● Exercise task: Write out, word for word, every line from the first one through the line that holds "var y = d3.scaleLinear().domain([0, 7]).range([309, 29]);", and nothing else; skip the pictures.
-- Start Task inputs --
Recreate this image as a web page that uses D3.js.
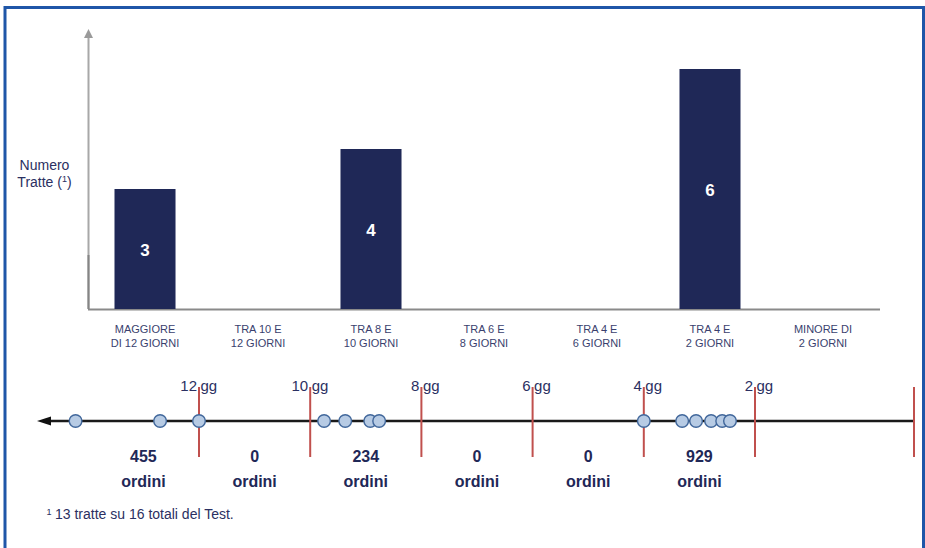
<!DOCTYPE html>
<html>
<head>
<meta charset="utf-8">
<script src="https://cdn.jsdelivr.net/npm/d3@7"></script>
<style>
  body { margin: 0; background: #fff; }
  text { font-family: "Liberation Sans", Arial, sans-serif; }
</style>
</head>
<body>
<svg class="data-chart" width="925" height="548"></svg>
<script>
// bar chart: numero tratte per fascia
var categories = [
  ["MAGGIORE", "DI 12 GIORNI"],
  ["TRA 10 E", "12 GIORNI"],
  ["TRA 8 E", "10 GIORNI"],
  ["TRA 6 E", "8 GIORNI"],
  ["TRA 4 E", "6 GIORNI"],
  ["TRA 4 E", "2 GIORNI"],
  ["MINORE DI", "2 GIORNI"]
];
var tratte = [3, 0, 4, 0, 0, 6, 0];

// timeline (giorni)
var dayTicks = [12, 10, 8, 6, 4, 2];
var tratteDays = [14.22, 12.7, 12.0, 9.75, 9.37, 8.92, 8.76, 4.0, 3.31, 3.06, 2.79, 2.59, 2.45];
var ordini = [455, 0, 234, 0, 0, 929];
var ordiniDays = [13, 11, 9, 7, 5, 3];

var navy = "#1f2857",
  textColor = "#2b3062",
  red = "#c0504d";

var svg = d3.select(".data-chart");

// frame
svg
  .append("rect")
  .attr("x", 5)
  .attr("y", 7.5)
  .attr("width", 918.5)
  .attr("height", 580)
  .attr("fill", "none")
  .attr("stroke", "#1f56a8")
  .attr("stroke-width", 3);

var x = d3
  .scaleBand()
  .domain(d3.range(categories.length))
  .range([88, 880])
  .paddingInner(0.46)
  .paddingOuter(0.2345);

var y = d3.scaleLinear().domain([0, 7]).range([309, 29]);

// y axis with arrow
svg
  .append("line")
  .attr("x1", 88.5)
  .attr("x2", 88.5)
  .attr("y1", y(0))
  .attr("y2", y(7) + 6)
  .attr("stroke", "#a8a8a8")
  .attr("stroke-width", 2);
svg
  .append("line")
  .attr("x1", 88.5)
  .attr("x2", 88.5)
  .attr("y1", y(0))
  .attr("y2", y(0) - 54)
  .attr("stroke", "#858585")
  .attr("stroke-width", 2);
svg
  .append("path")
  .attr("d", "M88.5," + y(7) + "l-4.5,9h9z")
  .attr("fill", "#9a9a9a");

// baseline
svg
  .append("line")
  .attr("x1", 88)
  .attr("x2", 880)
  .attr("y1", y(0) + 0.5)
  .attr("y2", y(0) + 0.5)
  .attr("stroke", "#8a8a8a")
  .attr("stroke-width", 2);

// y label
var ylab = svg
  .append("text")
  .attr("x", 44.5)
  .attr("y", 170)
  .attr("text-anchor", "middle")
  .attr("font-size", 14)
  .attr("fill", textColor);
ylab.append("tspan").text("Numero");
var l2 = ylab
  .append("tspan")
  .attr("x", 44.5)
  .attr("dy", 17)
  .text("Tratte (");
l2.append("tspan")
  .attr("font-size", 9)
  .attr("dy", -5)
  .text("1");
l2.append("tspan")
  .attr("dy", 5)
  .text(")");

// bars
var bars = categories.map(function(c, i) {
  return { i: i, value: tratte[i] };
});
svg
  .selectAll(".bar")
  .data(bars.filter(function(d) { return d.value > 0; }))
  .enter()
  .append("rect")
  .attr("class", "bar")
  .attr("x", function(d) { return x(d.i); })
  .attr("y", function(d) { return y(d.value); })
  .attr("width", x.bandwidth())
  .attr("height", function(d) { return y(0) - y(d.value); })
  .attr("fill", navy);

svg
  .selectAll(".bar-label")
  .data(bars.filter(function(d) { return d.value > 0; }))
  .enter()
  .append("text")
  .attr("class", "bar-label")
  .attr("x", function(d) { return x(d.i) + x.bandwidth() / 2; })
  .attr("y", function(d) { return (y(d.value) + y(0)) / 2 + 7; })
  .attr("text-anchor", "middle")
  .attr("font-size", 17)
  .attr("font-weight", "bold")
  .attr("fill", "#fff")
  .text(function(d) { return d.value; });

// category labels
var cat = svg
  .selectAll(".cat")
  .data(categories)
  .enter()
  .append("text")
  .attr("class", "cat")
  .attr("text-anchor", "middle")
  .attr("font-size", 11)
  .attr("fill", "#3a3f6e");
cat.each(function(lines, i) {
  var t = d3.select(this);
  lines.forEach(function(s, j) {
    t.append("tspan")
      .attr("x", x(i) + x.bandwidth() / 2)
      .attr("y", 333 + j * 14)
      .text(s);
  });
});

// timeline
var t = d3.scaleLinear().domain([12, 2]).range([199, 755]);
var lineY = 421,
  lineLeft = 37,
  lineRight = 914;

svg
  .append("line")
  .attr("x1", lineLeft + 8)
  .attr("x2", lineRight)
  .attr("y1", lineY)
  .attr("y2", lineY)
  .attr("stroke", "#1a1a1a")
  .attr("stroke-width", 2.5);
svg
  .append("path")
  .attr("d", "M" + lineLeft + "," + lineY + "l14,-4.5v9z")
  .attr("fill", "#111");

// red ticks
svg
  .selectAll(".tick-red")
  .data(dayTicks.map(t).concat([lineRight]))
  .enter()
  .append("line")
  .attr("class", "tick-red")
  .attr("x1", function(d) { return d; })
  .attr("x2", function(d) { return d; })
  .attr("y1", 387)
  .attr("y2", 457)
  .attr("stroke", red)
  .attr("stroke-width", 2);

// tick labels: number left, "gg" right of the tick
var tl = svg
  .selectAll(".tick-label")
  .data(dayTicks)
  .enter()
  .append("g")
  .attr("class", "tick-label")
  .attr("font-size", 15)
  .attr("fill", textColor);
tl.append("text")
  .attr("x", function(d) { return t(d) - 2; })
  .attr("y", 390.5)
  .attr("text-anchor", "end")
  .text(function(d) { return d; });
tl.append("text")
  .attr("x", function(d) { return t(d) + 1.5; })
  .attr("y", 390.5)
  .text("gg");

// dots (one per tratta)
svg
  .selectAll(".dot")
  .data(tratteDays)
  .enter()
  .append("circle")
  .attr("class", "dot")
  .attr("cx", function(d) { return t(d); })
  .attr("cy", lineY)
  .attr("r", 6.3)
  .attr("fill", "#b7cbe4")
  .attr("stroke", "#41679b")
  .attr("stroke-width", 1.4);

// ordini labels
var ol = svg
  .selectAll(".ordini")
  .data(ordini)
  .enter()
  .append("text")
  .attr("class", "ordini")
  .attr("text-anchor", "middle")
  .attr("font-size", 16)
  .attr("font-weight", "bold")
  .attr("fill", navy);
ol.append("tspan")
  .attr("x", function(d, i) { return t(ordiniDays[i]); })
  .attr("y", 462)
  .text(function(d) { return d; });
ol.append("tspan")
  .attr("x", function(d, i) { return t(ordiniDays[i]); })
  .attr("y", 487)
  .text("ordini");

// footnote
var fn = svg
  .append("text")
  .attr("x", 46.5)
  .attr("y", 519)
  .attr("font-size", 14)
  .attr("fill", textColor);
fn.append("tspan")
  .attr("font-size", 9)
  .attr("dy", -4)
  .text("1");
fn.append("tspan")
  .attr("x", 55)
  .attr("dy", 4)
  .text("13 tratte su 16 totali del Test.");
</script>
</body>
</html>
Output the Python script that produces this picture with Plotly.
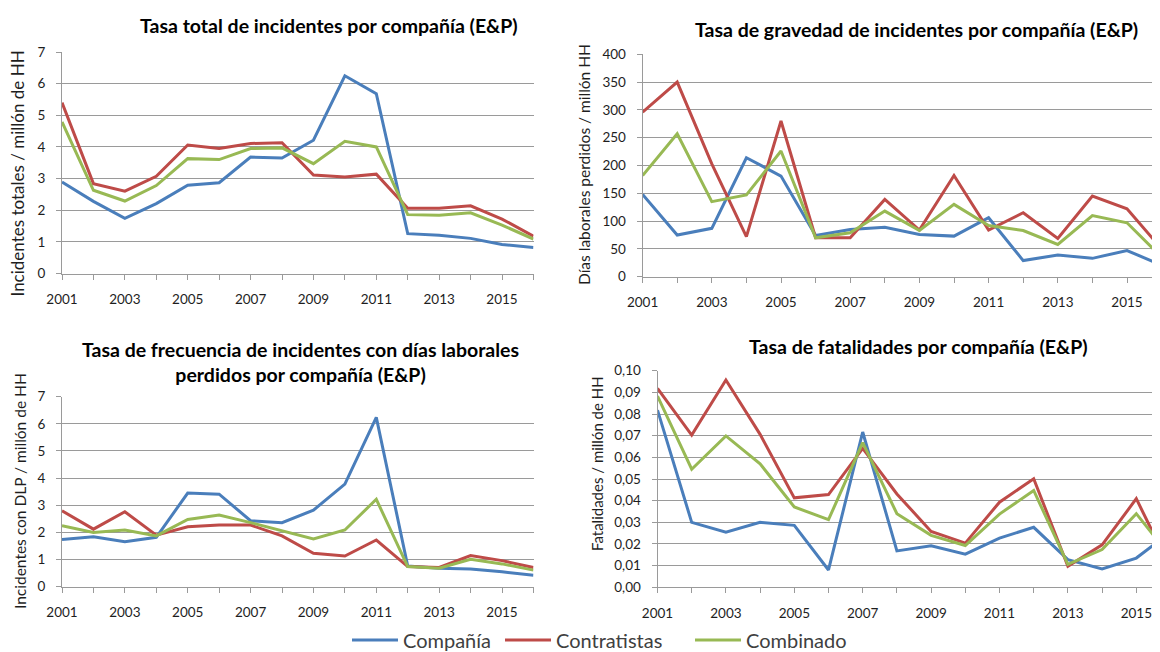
-- End Task inputs --
● Solution:
Recreate this image as a web page that uses D3.js.
<!DOCTYPE html>
<html>
<head>
<meta charset="utf-8">
<script src="https://cdn.jsdelivr.net/npm/d3@7"></script>
<style>
  body { margin: 0; background: #fff; }
  text { font-family: "Liberation Sans", Arial, sans-serif; }
</style>
</head>
<body>
<svg class="data-chart" width="925" height="548"></svg>
<script>
// bar chart: numero tratte per fascia
var categories = [
  ["MAGGIORE", "DI 12 GIORNI"],
  ["TRA 10 E", "12 GIORNI"],
  ["TRA 8 E", "10 GIORNI"],
  ["TRA 6 E", "8 GIORNI"],
  ["TRA 4 E", "6 GIORNI"],
  ["TRA 4 E", "2 GIORNI"],
  ["MINORE DI", "2 GIORNI"]
];
var tratte = [3, 0, 4, 0, 0, 6, 0];

// timeline (giorni)
var dayTicks = [12, 10, 8, 6, 4, 2];
var tratteDays = [14.22, 12.7, 12.0, 9.75, 9.37, 8.92, 8.76, 4.0, 3.31, 3.06, 2.79, 2.59, 2.45];
var ordini = [455, 0, 234, 0, 0, 929];
var ordiniDays = [13, 11, 9, 7, 5, 3];

var navy = "#1f2857",
  textColor = "#2b3062",
  red = "#c0504d";

var svg = d3.select(".data-chart");

// frame
svg
  .append("rect")
  .attr("x", 5)
  .attr("y", 7.5)
  .attr("width", 918.5)
  .attr("height", 580)
  .attr("fill", "none")
  .attr("stroke", "#1f56a8")
  .attr("stroke-width", 3);

var x = d3
  .scaleBand()
  .domain(d3.range(categories.length))
  .range([88, 880])
  .paddingInner(0.46)
  .paddingOuter(0.2345);

var y = d3.scaleLinear().domain([0, 7]).range([309, 29]);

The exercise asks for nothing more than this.